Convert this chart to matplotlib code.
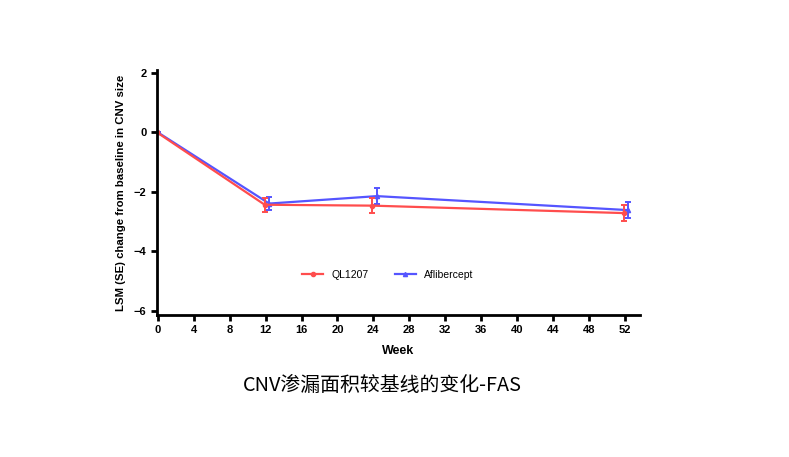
import matplotlib.pyplot as plt
from matplotlib.lines import Line2D

plt.rcParams['font.family'] = ['Liberation Sans', 'Noto Sans CJK SC', 'DejaVu Sans']

# data
weeks = [0, 12, 24, 52]
ql1207 = [0, -2.43, -2.46, -2.71]
ql1207_se = [0, 0.24, 0.24, 0.26]
aflib = [0, -2.39, -2.14, -2.61]
aflib_se = [0, 0.23, 0.27, 0.27]
xticks = list(range(0, 53, 4))
yticks = [2, 0, -2, -4, -6]

fig = plt.figure(figsize=(7.89, 4.57), dpi=100)
ax = fig.add_axes([0.199, 0.311, 0.612, 0.536])

red = '#ff4d4d'
blue = '#5555ff'
ax.errorbar([w - 0.1 for w in weeks], ql1207, yerr=ql1207_se, color=red, lw=1.6,
            marker='o', ms=3, capsize=2.5, elinewidth=1.4, capthick=1.4)
ax.errorbar([w + 0.4 if w > 0 else w for w in weeks], aflib, yerr=aflib_se, color=blue, lw=1.6,
            marker='^', ms=3, capsize=2.5, elinewidth=1.4, capthick=1.4, zorder=1)

ax.set_xlim(-0.1, 53.7)
ax.set_ylim(-6.13, 2.1)
ax.set_xticks(xticks)
ax.set_yticks(yticks)
for s in ['top', 'right']:
    ax.spines[s].set_visible(False)
for s in ['left', 'bottom']:
    ax.spines[s].set_linewidth(2)
ax.tick_params(width=2, length=4, labelsize=8)
for lab in ax.get_xticklabels() + ax.get_yticklabels():
    lab.set_fontweight('bold')
ax.set_xlabel('Week', fontsize=9, fontweight='bold', labelpad=7)
ax.set_ylabel('LSM (SE) change from baseline in CNV size', fontsize=8.2, fontweight='bold', labelpad=6)

handles = [Line2D([], [], color=red, lw=1.6, marker='o', ms=3),
           Line2D([], [], color=blue, lw=1.6, marker='^', ms=3)]
ax.legend(handles, ['QL1207', 'Aflibercept'], loc='center', bbox_to_anchor=(0.478, 0.163),
          ncol=2, frameon=False, fontsize=7.5, handlelength=2, columnspacing=2.5)

fig.text(0.484, 0.157, 'CNV渗漏面积较基线的变化-FAS', ha='center', va='center', fontsize=14.3,
         family=['Noto Sans CJK SC', 'DejaVu Sans'])

fig.savefig('out.png', dpi=100)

> **Your task**: Give the material again exactly as it is, but keep the pictures out.

> **Correct result**:
Convert this chart to matplotlib code.
import matplotlib.pyplot as plt
from matplotlib.lines import Line2D

plt.rcParams['font.family'] = ['Liberation Sans', 'Noto Sans CJK SC', 'DejaVu Sans']

# data
weeks = [0, 12, 24, 52]
ql1207 = [0, -2.43, -2.46, -2.71]
ql1207_se = [0, 0.24, 0.24, 0.26]
aflib = [0, -2.39, -2.14, -2.61]
aflib_se = [0, 0.23, 0.27, 0.27]
xticks = list(range(0, 53, 4))
yticks = [2, 0, -2, -4, -6]

fig = plt.figure(figsize=(7.89, 4.57), dpi=100)
ax = fig.add_axes([0.199, 0.311, 0.612, 0.536])

red = '#ff4d4d'
blue = '#5555ff'
ax.errorbar([w - 0.1 for w in weeks], ql1207, yerr=ql1207_se, color=red, lw=1.6,
            marker='o', ms=3, capsize=2.5, elinewidth=1.4, capthick=1.4)
ax.errorbar([w + 0.4 if w > 0 else w for w in weeks], aflib, yerr=aflib_se, color=blue, lw=1.6,
            marker='^', ms=3, capsize=2.5, elinewidth=1.4, capthick=1.4, zorder=1)

ax.set_xlim(-0.1, 53.7)
ax.set_ylim(-6.13, 2.1)
ax.set_xticks(xticks)
ax.set_yticks(yticks)
for s in ['top', 'right']:
    ax.spines[s].set_visible(False)
for s in ['left', 'bottom']:
    ax.spines[s].set_linewidth(2)
ax.tick_params(width=2, length=4, labelsize=8)
for lab in ax.get_xticklabels() + ax.get_yticklabels():
    lab.set_fontweight('bold')
ax.set_xlabel('Week', fontsize=9, fontweight='bold', labelpad=7)
ax.set_ylabel('LSM (SE) change from baseline in CNV size', fontsize=8.2, fontweight='bold', labelpad=6)

handles = [Line2D([], [], color=red, lw=1.6, marker='o', ms=3),
           Line2D([], [], color=blue, lw=1.6, marker='^', ms=3)]
ax.legend(handles, ['QL1207', 'Aflibercept'], loc='center', bbox_to_anchor=(0.478, 0.163),
          ncol=2, frameon=False, fontsize=7.5, handlelength=2, columnspacing=2.5)

fig.text(0.484, 0.157, 'CNV渗漏面积较基线的变化-FAS', ha='center', va='center', fontsize=14.3,
         family=['Noto Sans CJK SC', 'DejaVu Sans'])

fig.savefig('out.png', dpi=100)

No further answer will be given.